> Your objective:
Quote the whole listing word for word, please.

[Begin]

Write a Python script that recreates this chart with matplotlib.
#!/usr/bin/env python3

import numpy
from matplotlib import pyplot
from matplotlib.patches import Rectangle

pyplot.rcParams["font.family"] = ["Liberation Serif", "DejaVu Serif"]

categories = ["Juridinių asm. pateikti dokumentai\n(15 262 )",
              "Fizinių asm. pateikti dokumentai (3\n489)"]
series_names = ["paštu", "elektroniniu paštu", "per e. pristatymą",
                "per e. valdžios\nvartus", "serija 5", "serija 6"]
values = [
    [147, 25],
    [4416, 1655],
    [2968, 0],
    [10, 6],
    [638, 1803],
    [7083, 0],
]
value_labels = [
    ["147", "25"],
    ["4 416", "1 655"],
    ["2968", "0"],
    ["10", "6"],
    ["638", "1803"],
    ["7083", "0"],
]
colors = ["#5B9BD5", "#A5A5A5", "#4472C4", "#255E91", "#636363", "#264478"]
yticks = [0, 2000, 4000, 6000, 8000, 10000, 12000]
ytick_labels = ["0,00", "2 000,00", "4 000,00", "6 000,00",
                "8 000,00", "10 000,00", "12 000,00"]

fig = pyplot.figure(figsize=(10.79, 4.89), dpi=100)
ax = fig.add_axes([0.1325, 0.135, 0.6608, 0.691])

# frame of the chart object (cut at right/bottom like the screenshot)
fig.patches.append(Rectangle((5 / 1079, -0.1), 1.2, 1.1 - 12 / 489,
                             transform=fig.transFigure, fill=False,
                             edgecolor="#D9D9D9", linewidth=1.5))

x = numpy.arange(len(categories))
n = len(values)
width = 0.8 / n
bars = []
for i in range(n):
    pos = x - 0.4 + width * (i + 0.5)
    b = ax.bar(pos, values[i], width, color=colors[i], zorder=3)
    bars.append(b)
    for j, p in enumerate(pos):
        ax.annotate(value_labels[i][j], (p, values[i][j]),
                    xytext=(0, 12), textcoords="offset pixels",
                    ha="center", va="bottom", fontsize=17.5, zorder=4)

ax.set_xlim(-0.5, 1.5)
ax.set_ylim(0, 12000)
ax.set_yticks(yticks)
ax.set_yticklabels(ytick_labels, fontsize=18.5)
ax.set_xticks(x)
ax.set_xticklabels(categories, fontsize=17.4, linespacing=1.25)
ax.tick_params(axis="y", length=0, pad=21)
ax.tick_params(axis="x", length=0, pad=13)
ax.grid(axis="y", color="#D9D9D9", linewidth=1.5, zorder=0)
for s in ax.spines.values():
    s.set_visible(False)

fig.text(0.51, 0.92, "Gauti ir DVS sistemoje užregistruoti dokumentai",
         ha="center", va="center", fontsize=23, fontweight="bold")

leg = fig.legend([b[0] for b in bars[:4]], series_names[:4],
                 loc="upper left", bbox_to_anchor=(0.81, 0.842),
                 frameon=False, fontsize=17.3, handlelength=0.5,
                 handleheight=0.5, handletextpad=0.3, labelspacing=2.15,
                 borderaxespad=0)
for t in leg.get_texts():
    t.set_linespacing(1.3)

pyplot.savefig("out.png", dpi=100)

[End]

> The solution:
Write a Python script that recreates this chart with matplotlib.
#!/usr/bin/env python3

import numpy
from matplotlib import pyplot
from matplotlib.patches import Rectangle

pyplot.rcParams["font.family"] = ["Liberation Serif", "DejaVu Serif"]

categories = ["Juridinių asm. pateikti dokumentai\n(15 262 )",
              "Fizinių asm. pateikti dokumentai (3\n489)"]
series_names = ["paštu", "elektroniniu paštu", "per e. pristatymą",
                "per e. valdžios\nvartus", "serija 5", "serija 6"]
values = [
    [147, 25],
    [4416, 1655],
    [2968, 0],
    [10, 6],
    [638, 1803],
    [7083, 0],
]
value_labels = [
    ["147", "25"],
    ["4 416", "1 655"],
    ["2968", "0"],
    ["10", "6"],
    ["638", "1803"],
    ["7083", "0"],
]
colors = ["#5B9BD5", "#A5A5A5", "#4472C4", "#255E91", "#636363", "#264478"]
yticks = [0, 2000, 4000, 6000, 8000, 10000, 12000]
ytick_labels = ["0,00", "2 000,00", "4 000,00", "6 000,00",
                "8 000,00", "10 000,00", "12 000,00"]

fig = pyplot.figure(figsize=(10.79, 4.89), dpi=100)
ax = fig.add_axes([0.1325, 0.135, 0.6608, 0.691])

# frame of the chart object (cut at right/bottom like the screenshot)
fig.patches.append(Rectangle((5 / 1079, -0.1), 1.2, 1.1 - 12 / 489,
                             transform=fig.transFigure, fill=False,
                             edgecolor="#D9D9D9", linewidth=1.5))

x = numpy.arange(len(categories))
n = len(values)
width = 0.8 / n
bars = []
for i in range(n):
    pos = x - 0.4 + width * (i + 0.5)
    b = ax.bar(pos, values[i], width, color=colors[i], zorder=3)
    bars.append(b)
    for j, p in enumerate(pos):
        ax.annotate(value_labels[i][j], (p, values[i][j]),
                    xytext=(0, 12), textcoords="offset pixels",
                    ha="center", va="bottom", fontsize=17.5, zorder=4)

ax.set_xlim(-0.5, 1.5)
ax.set_ylim(0, 12000)
ax.set_yticks(yticks)
ax.set_yticklabels(ytick_labels, fontsize=18.5)
ax.set_xticks(x)
ax.set_xticklabels(categories, fontsize=17.4, linespacing=1.25)
ax.tick_params(axis="y", length=0, pad=21)
ax.tick_params(axis="x", length=0, pad=13)
ax.grid(axis="y", color="#D9D9D9", linewidth=1.5, zorder=0)
for s in ax.spines.values():
    s.set_visible(False)

fig.text(0.51, 0.92, "Gauti ir DVS sistemoje užregistruoti dokumentai",
         ha="center", va="center", fontsize=23, fontweight="bold")

leg = fig.legend([b[0] for b in bars[:4]], series_names[:4],
                 loc="upper left", bbox_to_anchor=(0.81, 0.842),
                 frameon=False, fontsize=17.3, handlelength=0.5,
                 handleheight=0.5, handletextpad=0.3, labelspacing=2.15,
                 borderaxespad=0)
for t in leg.get_texts():
    t.set_linespacing(1.3)

pyplot.savefig("out.png", dpi=100)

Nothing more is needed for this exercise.